在对数据库表的数据进行分析处理时,通常涉及到多个数据列的扫描以得到过滤结果,采用了包含多个单项过滤条件的复合过滤条件,单项过滤条件之间通过AND、OR等逻辑运算符进行组合,比如,某复合过滤条件表示为“C1<10AND(C2>5 OR C3==8)”,C1、C2和C3分别表示一个数据列。
目前,在这些AND、OR等各种组合的运算中,通常使用数据行的主键或物理地址进行表示和比较,导致数据量大、运算量大,内存和硬盘空间消耗大、CPU消耗大。
基于此,需要效率更高的数据库表扫描方案。
发明内容
本说明书一个或多个实施例提供一种数据库表扫描方法、装置、设备以及存储介质,用以解决如下技术问题:需要效率更高的数据库表扫描方案。
为解决上述技术问题,本说明书一个或多个实施例提供一种数据库表扫描方法,所述数据库表通过多个数据集合存储,所述多个数据集合包含基线数据集合、增量数据集合,所述方法包括:确定设定的过滤条件在所述数据库表中涉及的数据列,作为目标列,所述数据库表对于各所述数据集合分别有对应的布尔串,所述布尔串中的布尔位与对应的所述数据集合中的数据行的虚拟行号相对应;分别对所述目标列对应的各数据行,执行:在所述增量数据集合和所述基线数据集合中查找,确定该数据行的最新数据的所在数据集合对应的布尔串;判断该最新数据是否满足所述过滤条件,根据判断结果,为该数据行在该所在数据集合的虚拟行号,在该布尔串中对应的布尔位赋值;根据赋值后的各所述布尔串,确定过滤结果。
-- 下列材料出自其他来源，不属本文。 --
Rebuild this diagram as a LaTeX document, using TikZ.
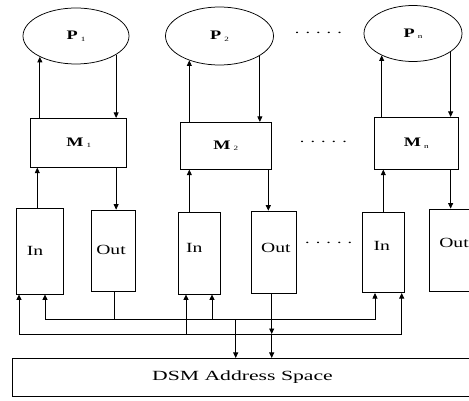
\documentclass[tikz,border=0pt]{standalone}
\usepackage{fontspec}
\usepackage{graphicx}
\setmainfont{Liberation Serif}[FakeStretch=1.4]
\newfontfamily\widefont{Liberation Serif}[FakeStretch=1.55]
\usetikzlibrary{shapes.geometric,arrows.meta,calc}
\newcommand{\sublbl}[2]{\textbf{#1}\hspace{3pt}\raisebox{-1.5pt}{\fontsize{6.5}{6.5}\selectfont #2}}
\begin{document}
\begin{tikzpicture}[x=1pt,y=-1pt,
  proc/.style={draw,ellipse,inner sep=0pt,line width=0.75pt,font=\fontsize{13}{13}\selectfont},
  mem/.style={draw,rectangle,inner sep=0pt,line width=0.75pt,font=\fontsize{13}{13}\selectfont},
  buf/.style={draw,rectangle,inner sep=0pt,line width=0.75pt},
  buftext/.style={font=\fontsize{14}{14}\selectfont},
  dots/.style={inner sep=0pt,font=\fontsize{13}{13}\selectfont},
  arr/.style={-{Triangle[length=5.5pt,width=5pt]},line width=0.75pt},
  ln/.style={line width=0.75pt}]
\clip (0,0) rectangle (469,401);
\fill[white] (0,0) rectangle (469,401);

% processors
\node[proc,minimum width=106pt,minimum height=56pt] (P1) at (76,36) {\sublbl{P}{1}};
\node[proc,minimum width=108pt,minimum height=58pt] (P2) at (219.5,36) {\sublbl{P}{2}};
\node[proc,minimum width=98pt,minimum height=56pt] (Pn) at (413,33.5) {\sublbl{P}{n}};
\node[dots] (d1) at (318.4,33) {. . . . .};

% memories
\node[mem,minimum width=96pt,minimum height=49pt] (M1) at (78.7,142.8) {\sublbl{M}{1}};
\node[mem,minimum width=91.7pt,minimum height=47pt] (M2) at (225.8,145.8) {\sublbl{M}{2}};
\node[mem,minimum width=84.3pt,minimum height=52pt] (Mn) at (416.2,143.3) {\sublbl{M}{n}};
\node[dots] (d2) at (323.4,142.3) {. . . . .};

% buffers
\node[buf,minimum width=46.6pt,minimum height=85.7pt,label={[buftext,xshift=-5pt]center:In}] (In1) at (40,251.2) {};
\node[buf,minimum width=44pt,minimum height=81pt,label={[buftext,xshift=-2.7pt,yshift=1pt]center:Out}] (Out1) at (113.7,250.5) {};
\node[buf,minimum width=41.7pt,minimum height=81.7pt,label={[buftext,xshift=-5pt,yshift=5.5pt]center:In}] (In2) at (199.2,253.2) {};
\node[buf,minimum width=45.7pt,minimum height=82.3pt,label={[buftext,xshift=2pt,yshift=4.5pt]center:Out}] (Out2) at (273.8,252.2) {};
\node[buf,minimum width=41.3pt,minimum height=80.7pt,label={[buftext,xshift=-1.6pt,yshift=6pt]center:In}] (Inn) at (383.3,252.3) {};
\node[buf,minimum width=49.4pt,minimum height=82.7pt,label={[buftext,yshift=7pt]center:Out}] (Outn) at (454,250.3) {};
\node[dots] (d3) at (328.7,243.3) {. . . . .};

% DSM
\node[draw,rectangle,inner sep=0pt,line width=0.75pt,minimum width=459.6pt,minimum height=37.7pt,font=\widefont\fontsize{14}{14}\selectfont] (DSM) at (242.5,377.2) {DSM Address Space};

% P <-> M
\draw[arr] (P1.210 |- M1.north) -- (P1.210);
\draw[arr] (P1.335) -- (P1.335 |- M1.north);
\draw[arr] (P2.219.5 |- M2.north) -- (P2.219.5);
\draw[arr] (P2.334.6) -- (P2.334.6 |- M2.north);
\draw[arr] (Pn.215.4 |- Mn.north) -- (Pn.215.4);
\draw[arr] (Pn.334.6) -- (Pn.334.6 |- Mn.north);

% M <-> buffers
\draw[arr] ([xshift=-2.7pt]In1.north) -- ([xshift=-2.7pt]In1.north |- M1.south);
\draw[arr] (P1.335 |- M1.south) -- (P1.335 |- Out1.north);
\draw[arr] (P2.219.5 |- In2.north) -- (P2.219.5 |- M2.south);
\draw[arr] ([xshift=-5.5pt]Out2.north |- M2.south) -- ([xshift=-5.5pt]Out2.north);
\draw[arr] (Inn.north) -- (Inn.north |- Mn.south);
\draw[arr] (Pn.334.6 |- Mn.south) -- (Pn.334.6 |- Outn.north);

% buses
\coordinate (u1) at (45,319.3);
\coordinate (u2) at (375,319.3);
\coordinate (l1) at (19,334);
\coordinate (l2) at (401.7,334);
\coordinate (ua) at (212,319.3);
\coordinate (la) at (186,334);
\coordinate (ub) at (114,319.3);
\coordinate (dd) at (235.7,319.3);
\coordinate (oo) at (271.7,334);

\draw[arr] (u1) -- (u2) -- (u2 |- Inn.south);
\draw[arr] (l1) -- (l2) -- (l2 |- Inn.south);
\draw[arr] (u1) -- (u1 |- In1.south);
\draw[arr] (l1) -- (l1 |- In1.south);
\draw[arr] (ua) -- (ua |- In2.south);
\draw[arr] (la) -- (la |- In2.south);
\draw[ln] (ub |- Out1.south) -- (ub);
\draw[arr] (dd) -- (dd |- DSM.north);
\draw[arr] (oo |- Out2.south) -- (oo);
\draw[arr] (oo) -- (oo |- DSM.north);
\end{tikzpicture}
\end{document}
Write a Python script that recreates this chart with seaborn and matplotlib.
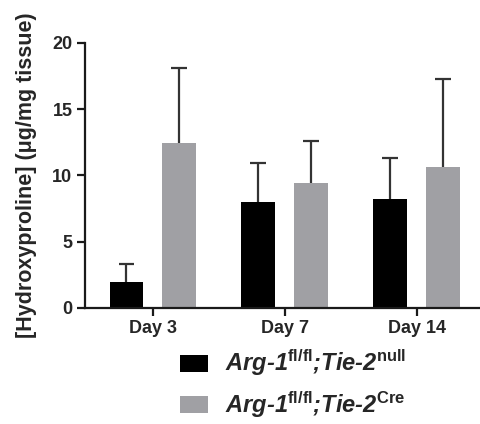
import pandas as pd
import matplotlib.pyplot as plt
import matplotlib.patches as mpatches
from matplotlib.font_manager import FontProperties
import seaborn as sns

# Data
days = ["Day 3", "Day 7", "Day 14"]
null_mean = [1.93, 7.97, 8.25]
null_sd = [1.39, 2.97, 3.02]
cre_mean = [12.45, 9.43, 10.61]
cre_sd = [5.65, 3.14, 6.67]

labels = [r"Arg-1$^{\mathrm{fl/fl}}$;Tie-2$^{\mathrm{null}}$",
          r"Arg-1$^{\mathrm{fl/fl}}$;Tie-2$^{\mathrm{Cre}}$"]
colors = ["#000000", "#a0a0a4"]

sns.set_theme(style="ticks")
plt.rcParams["font.family"] = ["Liberation Sans", "DejaVu Sans"]
plt.rcParams["mathtext.fontset"] = "custom"
plt.rcParams["mathtext.rm"] = "Liberation Sans:bold"
plt.rcParams["mathtext.it"] = "Liberation Sans:bold:italic"
plt.rcParams["mathtext.bf"] = "Liberation Sans:bold"

df = pd.DataFrame({
    "day": days * 2,
    "value": null_mean + cre_mean,
    "sd": null_sd + cre_sd,
    "group": [labels[0]] * 3 + [labels[1]] * 3,
})

fig = plt.figure(figsize=(4.8, 4.24), dpi=100)
ax = fig.add_axes([0.177, 0.274, 0.82, 0.625])

sns.barplot(data=df, x="day", y="value", hue="group", palette=colors,
            width=0.8, gap=0.36, saturation=1, errorbar=None,
            edgecolor="none", legend=False, ax=ax)

# upward-only SD bars
cap = 0.06
for bars, grp in zip(ax.containers, labels):
    sub = df[df["group"] == grp]
    for bar, m, s in zip(bars, sub["value"], sub["sd"]):
        cx = bar.get_x() + bar.get_width() / 2
        ax.vlines(cx, m, m + s, color="#333333", lw=1.6, zorder=3)
        ax.hlines(m + s, cx - cap, cx + cap, color="#333333", lw=1.6, zorder=3)

ax.set_ylim(0, 20)
ax.set_xlim(-0.515, 2.47)
ax.set_yticks([0, 5, 10, 15, 20])
ax.set_xlabel("")
ax.set_ylabel("[Hydroxyproline] (\u03bcg/mg tissue)", fontsize=15.5,
              fontweight="bold", labelpad=11)
sns.despine(ax=ax)
for sp in ["left", "bottom"]:
    ax.spines[sp].set_linewidth(1.6)
    ax.spines[sp].set_color("#1a1a1a")
ax.tick_params(axis="both", direction="out", length=6, width=1.6,
               color="#1a1a1a", labelsize=13, pad=3)
for t in ax.get_yticklabels() + ax.get_xticklabels():
    t.set_fontweight("bold")

handles = [mpatches.Patch(facecolor=c, edgecolor="none") for c in colors]
leg_font = FontProperties(family="Liberation Sans", weight="bold",
                          style="italic", size=17)
fig.legend(handles, labels, loc="upper left", bbox_to_anchor=(0.375, 0.18),
           frameon=False, prop=leg_font, handlelength=1.2, handleheight=0.72,
           handletextpad=0.7, labelspacing=0.45, borderpad=0, borderaxespad=0)

fig.savefig("out.png", dpi=100)
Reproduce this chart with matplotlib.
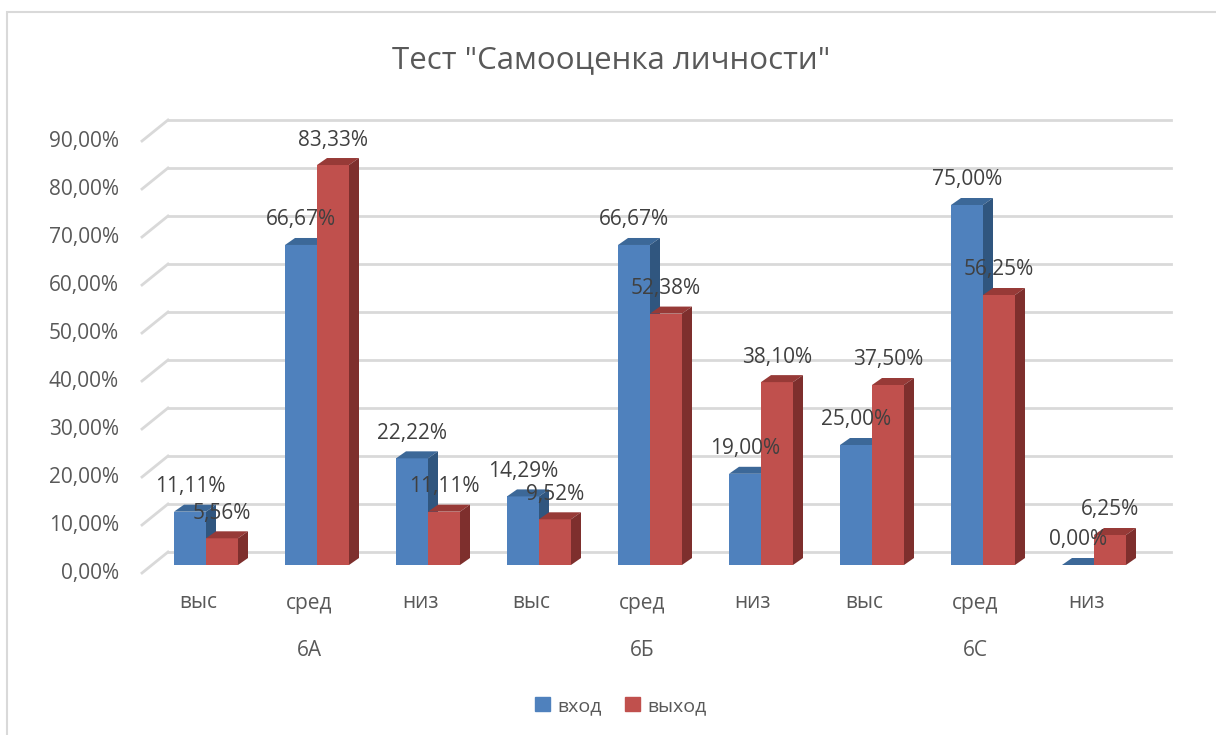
import matplotlib.pyplot as plt
from matplotlib.patches import Patch, Polygon, Rectangle

plt.rcParams['font.family'] = ['Open Sans', 'DejaVu Sans']

# data
levels = ["выс", "сред", "низ", "выс", "сред", "низ", "выс", "сред", "низ"]
groups = ["6А", "6Б", "6С"]
vhod = [11.11, 66.67, 22.22, 14.29, 66.67, 19.00, 25.00, 75.00, 0.00]
vyhod = [5.56, 83.33, 11.11, 9.52, 52.38, 38.10, 37.50, 56.25, 6.25]
yticks = [0, 10, 20, 30, 40, 50, 60, 70, 80, 90]

W, H = 1216, 735
fig = plt.figure(figsize=(W / 100, H / 100), dpi=100)
ax = fig.add_axes([0, 0, 1, 1])
ax.axis('off')

# pixel -> data scale (category step 111 px, 4.8 px per percent)
X0, STEP = 206, 111
Y0, SC = 170, 4.8
ax.set_xlim(-X0 / STEP, (W - X0) / STEP)
ax.set_ylim(-Y0 / SC, (H - Y0) / SC)
px = 1 / STEP
py = 1 / SC

blue, blue_top, blue_side = '#4f81bd', '#3c6898', '#30567f'
red, red_top, red_side = '#c0504d', '#973a37', '#7e2f2d'
grid_c = '#d9d9d9'

# frame
fig.patches.append(Rectangle((7 / W, -0.1), 1.2, 1 - 12 / H + 0.1, transform=fig.transFigure,
                             fill=False, ec=grid_c, lw=1.5))

# walls / gridlines
back_dx, back_dy = 16 * px, 13 * py
front_dx, front_dy = -10 * px, -8 * py
xl = (168 - 16 - X0) * px
xr = (1171 - 16 - X0) * px
for v in yticks:
    ax.plot([xl + back_dx, xr + back_dx], [v + back_dy, v + back_dy], color=grid_c, lw=2, zorder=1)
    ax.plot([xl + back_dx, xl + front_dx], [v + back_dy, v + front_dy], color=grid_c, lw=2, zorder=1)
    ax.text(xl + front_dx - 23 * px, v + front_dy, f"{v:.2f}".replace('.', ',') + '%',
            ha='right', va='center', fontsize=15, color='#595959')

# bars with 3D faces
bw = 32 * px
ddx, ddy = 10 * px, 7 * py


def bar3d(x0, h, c, ct, cs):
    ax.bar(x0, h, width=bw, align='edge', color=c, zorder=3)
    x1 = x0 + bw
    ax.add_patch(Polygon([(x0, h), (x1, h), (x1 + ddx, h + ddy), (x0 + ddx, h + ddy)],
                         closed=True, fc=ct, ec='none', zorder=3))
    ax.add_patch(Polygon([(x1, 0), (x1, h), (x1 + ddx, h + ddy), (x1 + ddx, ddy)],
                         closed=True, fc=cs, ec='none', zorder=3))


for i in range(len(levels)):
    bar3d(i - bw, vhod[i], blue, blue_top, blue_side)
    bar3d(i, vyhod[i], red, red_top, red_side)

for i in range(len(levels)):
    ax.text(i - bw / 2, vhod[i] + 25 * py, f"{vhod[i]:.2f}".replace('.', ',') + '%',
            ha='center', va='center', fontsize=15, color='#404040', zorder=5)
    ax.text(i + bw / 2, vyhod[i] + 25 * py, f"{vyhod[i]:.2f}".replace('.', ',') + '%',
            ha='center', va='center', fontsize=15, color='#404040', zorder=5)
    ax.text(i - 8 * px, -38 * py, levels[i], ha='center', va='center', fontsize=15, color='#595959')

for g, name in enumerate(groups):
    ax.text(3 * g + 1 - 8 * px, -85 * py, name, ha='center', va='center', fontsize=15, color='#595959')

fig.text(611 / W, 1 - 60 / H, 'Тест "Самооценка личности"', ha='center', va='center',
         fontsize=22.5, color='#595959')

handles = [Patch(color=blue, label='вход'), Patch(color=red, label='выход')]
fig.legend(handles=handles, loc='center', bbox_to_anchor=(621 / W, 1 - 706 / H), ncol=2,
           frameon=False, fontsize=14, handlelength=0.75, handleheight=0.75,
           handletextpad=0.4, columnspacing=1.2, labelcolor='#595959')

fig.savefig('out.png', dpi=100)
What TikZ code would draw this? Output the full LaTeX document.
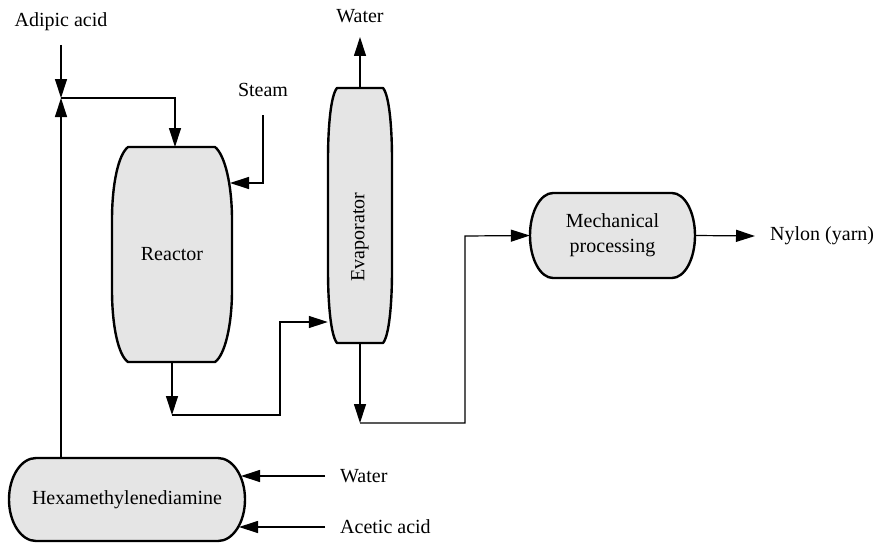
\documentclass[tikz,border=0pt]{standalone}
\usepackage{fontspec}
\setmainfont{Liberation Serif}
\usetikzlibrary{arrows.meta}
\definecolor{boxfill}{HTML}{E5E5E5}
\tikzset{
  conn/.style={line width=1.2pt},
  arr/.style={conn,-{Triangle[length=19pt,width=12pt]}},
  vessel/.style={line width=2.4pt,fill=boxfill,line join=round},
  txt/.style={font=\fontsize{20}{25}\selectfont,inner sep=0pt,align=center}
}
\begin{document}
\begin{tikzpicture}[x=1pt,y=-1pt]
\useasboundingbox (0,0) rectangle (875,543);
% vessel outlines
\draw[vessel] (128,147) -- (215,147)
  .. controls (225,155) and (232,185) .. (232,220) -- (232,290)
  .. controls (232,325) and (225,355) .. (215,362) -- (128,362)
  .. controls (118,355) and (112,325) .. (112,290) -- (112,220)
  .. controls (112,185) and (118,155) .. (128,147) -- cycle;
\draw[vessel] (337,88) -- (383,88)
  .. controls (389,95) and (392,125) .. (392,160) -- (392,270)
  .. controls (392,305) and (389,336) .. (383,343) -- (337,343)
  .. controls (331,336) and (328,305) .. (328,270) -- (328,160)
  .. controls (328,125) and (331,95) .. (337,88) -- cycle;
% stadium outlines with elliptical ends
\draw[vessel] (553,193) -- (672,193)
  arc[start angle=-90,end angle=90,x radius=23,y radius=42.5]
  -- (553,278)
  arc[start angle=90,end angle=270,x radius=23,y radius=42.5] -- cycle;
\draw[vessel] (36,458) -- (218,458)
  arc[start angle=-90,end angle=90,x radius=27,y radius=41.5]
  -- (36,541)
  arc[start angle=90,end angle=270,x radius=27,y radius=41.5] -- cycle;
% nodes
\node[txt,minimum width=120pt,minimum height=215pt] (reactor) at (172,254.5) {Reactor};
\node[txt,minimum width=64pt,minimum height=255pt] (evap) at (360,215.5) {};
\node[txt,rotate=90] (evaplabel) at (360,237) {Evaporator};
\node[txt,minimum width=165pt,minimum height=85pt] (mech) at (612.5,235.5) {Mechanical\\processing};
\node[txt,minimum width=236pt,minimum height=83pt] (hex) at (127,499.5) {Hexamethylenediamine};
% labels
\node[txt] (adip) at (61,22) {Adipic acid};
\node[txt] (steam) at (263,90) {Steam};
\node[txt] (wtr1) at (360,16) {Water};
\node[txt,anchor=west] (nylon) at (770,236) {Nylon (yarn)};
\node[txt,anchor=west] (wtr2) at (340,476) {Water};
\node[txt,anchor=west] (acet) at (340,527) {Acetic acid};
% coordinates
\coordinate (adipS) at (61,45);
\coordinate (j) at (61,98);
\coordinate (rtop) at (175,147);
\coordinate (stS) at (263,115);
\coordinate (rin) at (230,183);
\coordinate (c1) at (172,415);
\coordinate (k1) at (280,322);
\coordinate (wtop) at (360,37);
\coordinate (c2) at (360,423);
\coordinate (k2) at (465,236);
\coordinate (nyl) at (755,236);
\coordinate (w2S) at (325,476);
\coordinate (w2E) at (241,476);
\coordinate (a2S) at (325,527);
\coordinate (a2E) at (239,527);
% connectors
\draw[arr] (adipS) -- (j);
\draw[arr] (hex.north -| j) -- (j);
\draw[arr] (j) -| (rtop);
\draw[arr] (stS) |- (rin);
\draw[arr] (reactor.south) -- (c1);
\draw[arr] (c1) -| (k1) -- (evap.west |- k1);
\draw[arr] (evap.north) -- (wtop);
\draw[arr] (evap.south) -- (c2);
\draw[arr] (c2) -| (k2) -- (mech.west);
\draw[arr] (mech.east) -- (nyl);
\draw[arr] (w2S) -- (w2E);
\draw[arr] (a2S) -- (a2E);
\end{tikzpicture}
\end{document}
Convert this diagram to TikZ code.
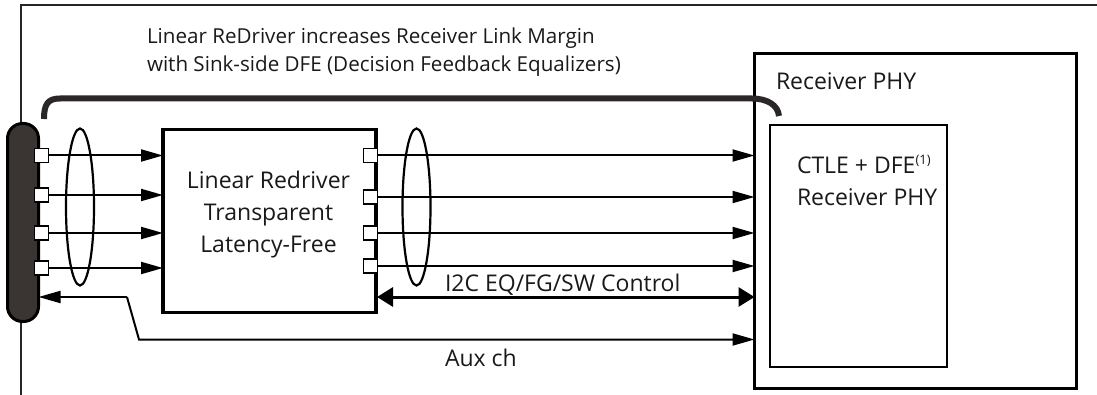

本说明书一个或多个实施例提供的一种数据库表扫描装置,所述数据库表通过多个数据集合存储,所述多个数据集合包含基线数据集合、增量数据集合,所述装置包括:目标列确定模块,确定设定的过滤条件在所述数据库表中涉及的数据列,作为目标列,所述数据库表对于各所述数据集合分别有对应的布尔串,所述布尔串中的布尔位与对应的所述数据集合中的数据行的虚拟行号相对应;目标列扫描模块,分别对所述目标列对应的各数据行,执行:在所述增量数据集合和所述基线数据集合中查找,确定该数据行的最新数据的所在数据集合对应的布尔串;判断该最新数据是否满足所述过滤条件,根据判断结果,为该数据行在该所在数据集合的虚拟行号,在该布尔串中对应的布尔位赋值;过滤结果确定模块,根据赋值后的各所述布尔串,确定过滤结果。
本说明书一个或多个实施例提供的一种数据库表扫描设备,所述数据库表通过多个数据集合存储,所述多个数据集合包含基线数据集合、增量数据集合,所述设备包括至少一个处理器以及与所述至少一个处理器通信连接的存储器。其中,所述存储器存储有
可被所述至少一个处理器执行的指令,所述指令被所述至少一个处理器执行,以使所述至少一个处理器能够:确定设定的过滤条件在所述数据库表中涉及的数据列,作为目标列,所述数据库表对于各所述数据集合分别有对应的布尔串,所述布尔串中的布尔位与对应的所述数据集合中的数据行的虚拟行号相对应;分别对所述目标列对应的各数据行,执行:在所述增量数据集合和所述基线数据集合中查找,确定该数据行的最新数据的所在数据集合对应的布尔串;判断该最新数据是否满足所述过滤条件,根据判断结果,为该数据行在该所在数据集合的虚拟行号,在该布尔串中对应的布尔位赋值;根据赋值后的各所述布尔串,确定过滤结果。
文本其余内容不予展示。